Adobe's newest tech finds and removes distractions from photos

Researchers with Adobe and Princeton University have revealed new technology that automatically identifies distracting objects in photographs and removes them. Such abilities are nothing new — photographers can manually edit photographs to remove objects using, for example, Adobe Photoshop. That's not always a simple process, however, and may require technical skill the user doesn't possess. Thusly enters this new one-click technology.

The technology was recently detailed in a new paper explaining the process. The software is still in the early stages at this point, but is functional and, as you can see in some of the sample images below, effective at its task.
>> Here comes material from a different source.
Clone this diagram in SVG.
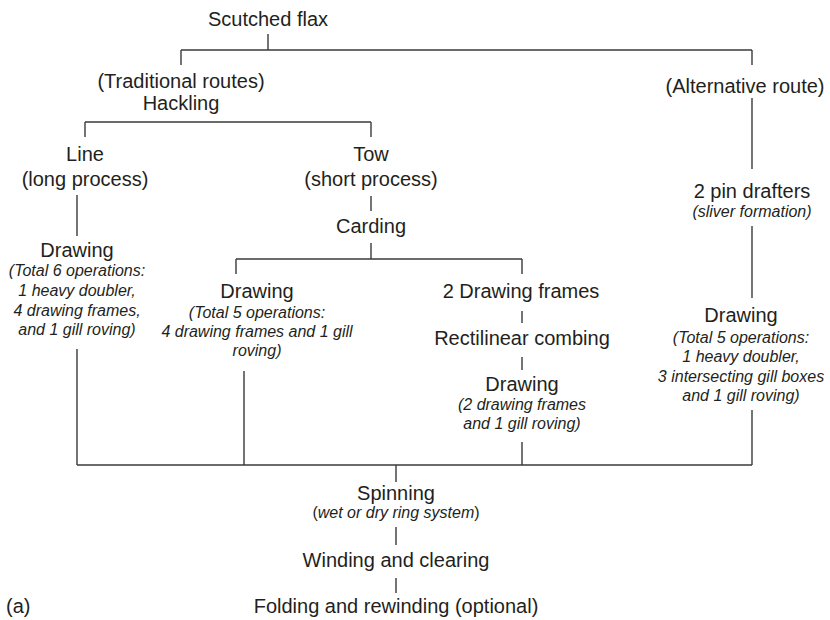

As the researchers note, people upload images frequently, and involve themselves only mildly in the editing process, typically in the form of a quickly applied filter or nothing at all. That makes dedicated object removal using editing software beyond the scope of most photography, and is why a one-click solution would be ideal. In this case, the software identifies something in an image that is distracting from whatever the central subject is.

A landscape photo with a plastic bag on the ground, for example, would be automatically altered so the bag was removed while everything else remained the same. Amazon Mechanical Turk played a role in helping researchers determine what is distracting to viewers — they tasked a large number of users with reviewing images and marking what was distracting.

The work is still ongoing at this point, and the software isn't perfect — some distractions can't presently be removed adequately without obviously marring the image, and in other cases primary objects were removed when they should have been left alone.